County leaders and dozens of community speakers pressed Harris County to speed up early-childhood investments and remove barriers to childcare supply during a lengthy public-comment period and coalition briefing April 16. Several non‑profits and business groups, including United Way, Gulf Coast Workforce Board and BakerRipley, told the court that long waits and regulatory complexity block provider capacity and keep families on waiting lists.
Commissioner Briones and colleagues described a four-part local plan: a county-run childcare business accelerator to help small providers with TRS (Texas Rising Star) certification and operations; a county review of local permitting, inspection timelines and costs that can delay openings; improved family outreach to connect parents to subsidized slots; and coordinated state-level advocacy ahead of the 2027 legislative session. The court directed the Office of Economic Equity and Opportunity and Office of County Administration to return assessments and an initial accelerator plan to Commissioners Court by June 11 for consideration.

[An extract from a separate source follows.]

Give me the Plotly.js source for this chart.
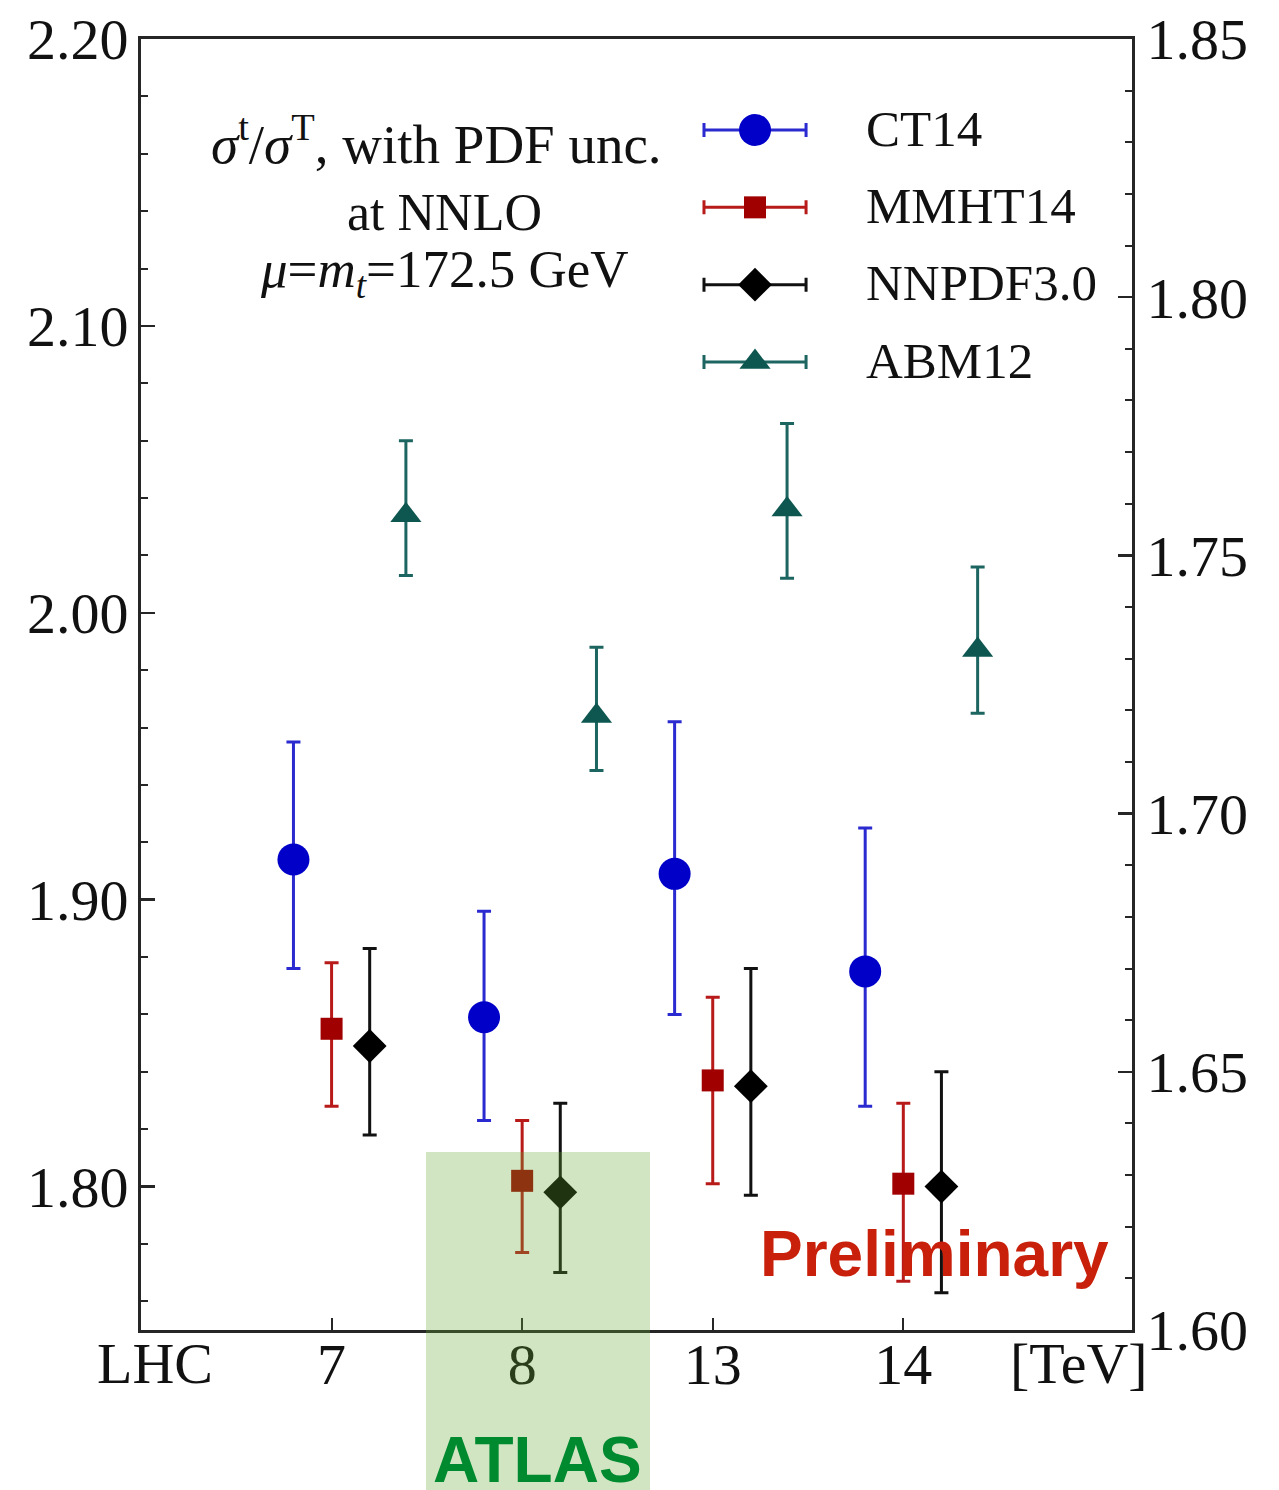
<!DOCTYPE html>
<html>
<head>
<meta charset="utf-8">
<script src="https://cdn.plot.ly/plotly-3.0.1.min.js"></script>
<style>html,body{margin:0;padding:0;background:#fff;}#chart{width:1279px;height:1490px;}</style>
</head>
<body>
<div id="chart"></div>
<script>
// ---- data ----
const energies = ['7', '8', '13', '14'];            // LHC energies [TeV]
const series = ['CT14', 'MMHT14', 'NNPDF3.0', 'ABM12'];

const ct14    = [1.914, 1.859, 1.909, 1.875];
const ct14Hi  = [1.955, 1.896, 1.962, 1.925];
const ct14Lo  = [1.876, 1.823, 1.860, 1.828];

const mmht    = [1.855, 1.802, 1.837, 1.801];
const mmhtHi  = [1.878, 1.823, 1.866, 1.829];
const mmhtLo  = [1.828, 1.777, 1.801, 1.767];

const nnpdf   = [1.849, 1.798, 1.835, 1.800];
const nnpdfHi = [1.883, 1.829, 1.876, 1.840];
const nnpdfLo = [1.818, 1.770, 1.797, 1.763];

const abm     = [2.034, 1.964, 2.036, 1.987];
const abmHi   = [2.060, 1.988, 2.066, 2.016];
const abmLo   = [2.013, 1.945, 2.012, 1.965];

// ---- styling ----
const SERIF = 'Liberation Serif, Times New Roman, serif';
const SANS = 'Liberation Sans, Arial, sans-serif';
const styles = [
  {vals: ct14, hi: ct14Hi, lo: ct14Lo, off: -0.2, color: '#0000c8', bar: '#2a2ad0', symbol: 'circle', size: 32},
  {vals: mmht, hi: mmhtHi, lo: mmhtLo, off: 0.0, color: '#a00000', bar: '#b81a1a', symbol: 'square', size: 22},
  {vals: nnpdf, hi: nnpdfHi, lo: nnpdfLo, off: 0.2, color: '#000000', bar: '#111111', symbol: 'diamond', size: 26},
  {vals: abm, hi: abmHi, lo: abmLo, off: 0.39, color: '#0d5750', bar: '#1d6560', symbol: 'triangle-up', size: 27}
];

const pos = energies.map((e, i) => i + 1);
const traces = [];
styles.forEach((s, k) => {
  traces.push({
    type: 'scatter', mode: 'markers', name: series[k], showlegend: false,
    x: pos.map(p => p + s.off), y: s.vals,
    marker: {symbol: s.symbol, size: s.size, color: s.color, line: {width: 0}},
    error_y: {type: 'data', symmetric: false,
      array: s.hi.map((h, i) => h - s.vals[i]),
      arrayminus: s.lo.map((l, i) => s.vals[i] - l),
      color: s.bar, thickness: 3, width: 7},
    xaxis: 'x', yaxis: 'y'
  });
});
// empty trace so that the right-hand axis is drawn
traces.push({type: 'scatter', mode: 'markers', x: [], y: [], showlegend: false, hoverinfo: 'skip', xaxis: 'x', yaxis: 'y3'});

// legend drawn on an auxiliary [0,1] axis pair
const legX = 0.6196, legHalf = 0.0515, legTop = 0.9295, legStep = 0.0599, legTextX = 0.7296;
const annotations = [];
styles.forEach((s, k) => {
  const ly = legTop - k * legStep;
  traces.push({
    type: 'scatter', mode: 'markers', showlegend: false, hoverinfo: 'skip',
    x: [legX], y: [ly],
    marker: {symbol: s.symbol, size: s.size, color: s.color, line: {width: 0}},
    error_x: {type: 'constant', value: legHalf, color: s.bar, thickness: 3, width: 7},
    xaxis: 'x2', yaxis: 'y2'
  });
  annotations.push({xref: 'paper', yref: 'paper', x: legTextX, y: ly + 0.001, xanchor: 'left', yanchor: 'middle',
    text: series[k], showarrow: false, font: {family: SERIF, size: 51, color: '#111'}});
});

annotations.push(
  {xref: 'paper', yref: 'paper', x: 0.2985, y: 0.921, xanchor: 'center', yanchor: 'middle', showarrow: false,
   text: '<i>σ</i><sup>t</sup>/<i>σ</i><sup>T</sup>, with PDF unc.', font: {family: SERIF, size: 55, color: '#111'}},
  {xref: 'paper', yref: 'paper', x: 0.306, y: 0.8655, xanchor: 'center', yanchor: 'middle', showarrow: false,
   text: 'at NNLO', font: {family: SERIF, size: 52, color: '#111'}},
  {xref: 'paper', yref: 'paper', x: 0.306, y: 0.8185, xanchor: 'center', yanchor: 'middle', showarrow: false,
   text: '<i>μ</i>=<i>m</i><sub><i>t</i></sub>=172.5 GeV', font: {family: SERIF, size: 53, color: '#111'}},
  {xref: 'paper', yref: 'paper', x: 0.0141, y: 0.001, xanchor: 'center', yanchor: 'top', showarrow: false,
   text: 'LHC', font: {family: SERIF, size: 58, color: '#111'}},
  {xref: 'paper', yref: 'paper', x: 0.947, y: 0.001, xanchor: 'center', yanchor: 'top', showarrow: false,
   text: '[TeV]', font: {family: SERIF, size: 58, color: '#111'}},
  {xref: 'paper', yref: 'paper', x: 0.801, y: 0.059, xanchor: 'center', yanchor: 'middle', showarrow: false,
   text: '<b>Preliminary</b>', font: {family: SANS, size: 64, color: '#c8200a'}},
  {xref: 'paper', yref: 'paper', x: 0.4006, y: -0.1005, xanchor: 'center', yanchor: 'middle', showarrow: false,
   text: '<b>ATLAS</b>', font: {family: SANS, size: 64, color: '#008a30'}}
);

const axLine = '#262626';
const layout = {
  width: 1279, height: 1490,
  margin: {l: 141, r: 147, t: 39, b: 160, pad: 0},
  paper_bgcolor: '#fff', plot_bgcolor: '#fff',
  showlegend: false,
  font: {family: SERIF, color: '#111'},
  xaxis: {range: [0, 5.2], tickvals: pos, ticktext: energies, ticks: 'inside', ticklen: 12, tickwidth: 2,
    tickcolor: axLine, showline: true, linecolor: axLine, linewidth: 3, mirror: true,
    showgrid: false, zeroline: false, tickfont: {family: SERIF, size: 58, color: '#111'}, ticklabelstandoff: -19},
  yaxis: {range: [1.75, 2.20], dtick: 0.1, tick0: 1.8, tickformat: '.2f', ticks: 'inside', ticklen: 14, tickwidth: 2.5,
    tickcolor: axLine, showline: true, linecolor: axLine, linewidth: 3, showgrid: false, zeroline: false,
    minor: {dtick: 0.02, ticks: 'inside', ticklen: 7, tickwidth: 2, tickcolor: axLine},
    tickfont: {family: SERIF, size: 58, color: '#111'}, ticklabelstandoff: -2},
  yaxis3: {range: [1.60, 1.85], dtick: 0.05, tick0: 1.6, tickformat: '.2f', overlaying: 'y', side: 'right', anchor: 'x',
    ticks: 'inside', ticklen: 14, tickwidth: 2.5, tickcolor: axLine, showline: true, linecolor: axLine, linewidth: 3,
    showgrid: false, zeroline: false,
    minor: {dtick: 0.01, ticks: 'inside', ticklen: 7, tickwidth: 2, tickcolor: axLine},
    tickfont: {family: SERIF, size: 58, color: '#111'}, ticklabelstandoff: 0},
  xaxis2: {range: [0, 1], overlaying: 'x', anchor: 'y2', visible: false, fixedrange: true},
  yaxis2: {range: [0, 1], overlaying: 'y', anchor: 'x2', visible: false, fixedrange: true},
  shapes: [{type: 'rect', xref: 'paper', yref: 'paper', x0: 0.2876, x1: 0.5136, y0: -0.124, y1: 0.1379,
    fillcolor: 'rgba(103,170,53,0.3)', line: {width: 0}, layer: 'above'}],
  annotations: annotations
};

Plotly.newPlot('chart', traces, layout, {staticPlot: true, displayModeBar: false});
</script>
</body>
</html>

Commissioners emphasized these measures would use existing departmental resources and try to maximize state and federal funding rather than add county net new recurring costs.
Advocates and officials said the objective is to expand available child-care seats, help struggling small providers survive, and reduce employer absenteeism tied to child-care scarcity. The court voted to move the proposals forward for interagency work and follow-up reports.